Solo pochi sono ancora così folli da perseguire dei valori, ma quei folli sono principalmente i padri dei nostri padri, letteralmente: i nonni.

Considerati dinosauri, certo, ma non così tanto da marcire in un museo. A loro bisogna rivolgersi per imparare, perché finché i loro cuori batteranno, ci sarà ancora speranza. E se anche dovessero venire a mancare (chi scrive sa cosa significa) la loro storia continua a vivere ed essere accessibile: nei ricordi, nelle case piene di libri, nei diari che tenevano (perché all’epoca si insegnava a tenere diari, soprattutto in periodi di crisi)

La “memoria storica” è una cazzata, già lo abbiamo detto, noi rivogliamo la vita che ci è stata tolta.

La vita che si esplica in usi e costumi, la maggior parte dei quali nati nelle campagne e che, forse, ancora oggi lì vivono. Il nostro mondo sembra non esistere più, quello che ci è stato promesso, dato e in cui siamo vissuti, non ci soddisfa.

La famiglia, la cultura, la terra, (i valori di una volta signora mia) sono tutte quelle cose di cui dobbiamo assolutamente liberarci, e se possibile vergognarci, al fine di entrare a far parte del mondo veloce e interconnesso, del mondo globalizzato e cosmopolita.

Il mondo che vive nella contraddizione di sé stesso. Ma il nostro mondo (r)esiste, e non è quello che vogliamo o che desideriamo, ma quello che viviamo e che portiamo avanti ogni giorno. A fatica, ma è questa la fatica che ci fa riscoprire la realtà. Perché al “tutto subito” di qualcun’altro, che dura come un reel, preferiamo il nostro  “giusto a tempo debito”, che rimane per le generazioni.

Se la nostra cultura e la nostra terra ci appartengono come peso, cosa siamo noi europei? Possiamo ancora chiamarci popoli?

Si, popoli. Perché questo è ciò che siamo. Una pluralità, che solo chi guarda da lontano può pensare di omologare. Non basta essere un continente per essere uguali. Chi ci vive dentro sa perfettamente che ogni 100km attraversi 4 confini,15 lingue e dialetti e almeno una trentina di conflitti etnici irrisolti. Risulta difficile dire “europeo” in un contesto del genere.

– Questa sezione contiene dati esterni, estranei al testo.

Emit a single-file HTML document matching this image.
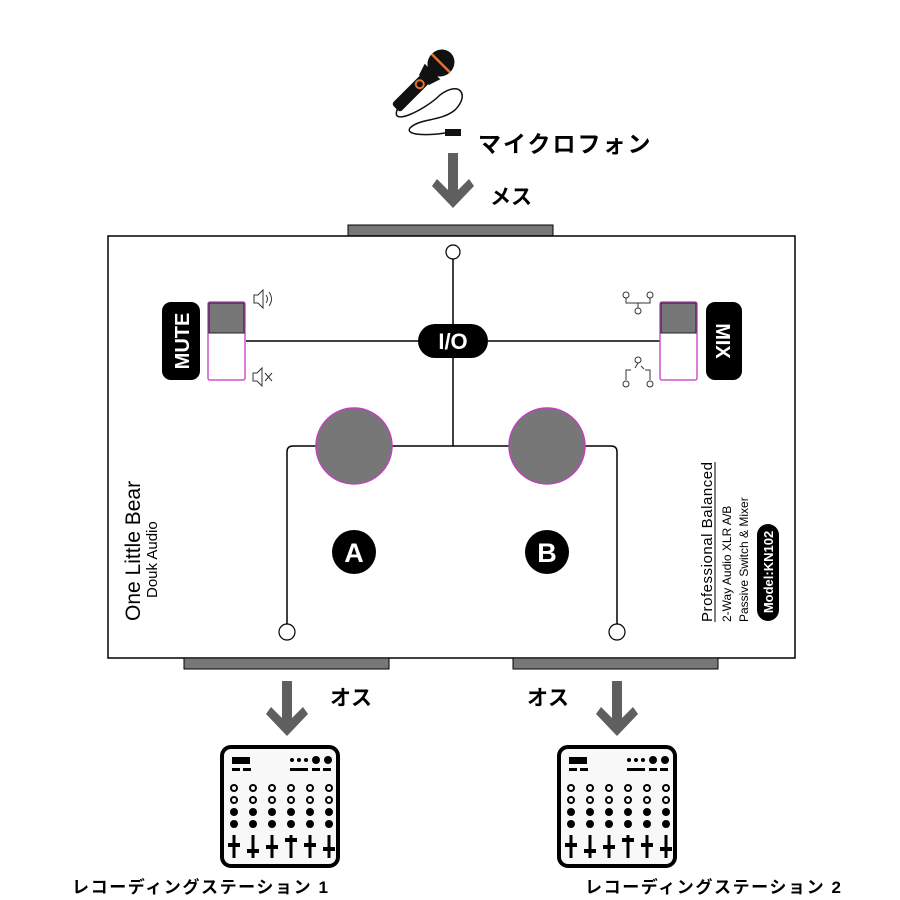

Non so voi, ma io coi francesi non voglio condividere troppo. 

A ben guardare siamo noi a dover imparare dai palestinesi, indossare i nostri Pickelhaube e cappelli con pennacchi per infilarci nella trincea della guerra culturale, trincea che dobbiamo scavare a fondo, proprio in casa nostra,  per trovare sepolto dalla sabbia del tempo quello con cui combattere.

E allora domani quando suona la sveglia spacca il tuo iPhone, disdici tutti gli abbonamenti a piattaforme, sputa nello Starbucks della gente al tavolo con il mac, sfascia a testate le vetrine del McDonald’s più vicino, metti le bombe sotto ai server di Internet e distruggi i cartelloni pubblicitari della nuova serie Netflix. Vai in centro con i tuoi amichetti vestiti da Ussari della Morte e scava mille e altre mille trincee culturali da dove sparare in ogni direzione per far esplodere tutto.

Fare sventolare in alto la bandiera della libertà, la nostra,

“Come chi combatte col cuore
La causa dei poveri contro l’oppressore”

Riscoprire di chi siamo figli, per difenderci e difendere i figli dell’altra sponda del Mediteranneo. I cortocircuiti possiamo lasciarli ai computer, ai dispositivi di controllo, all’elettronica. Fuori dalla nostra mente.

Perché se non sappiamo chi siamo, chi siamo noi per difendere i palestinesi?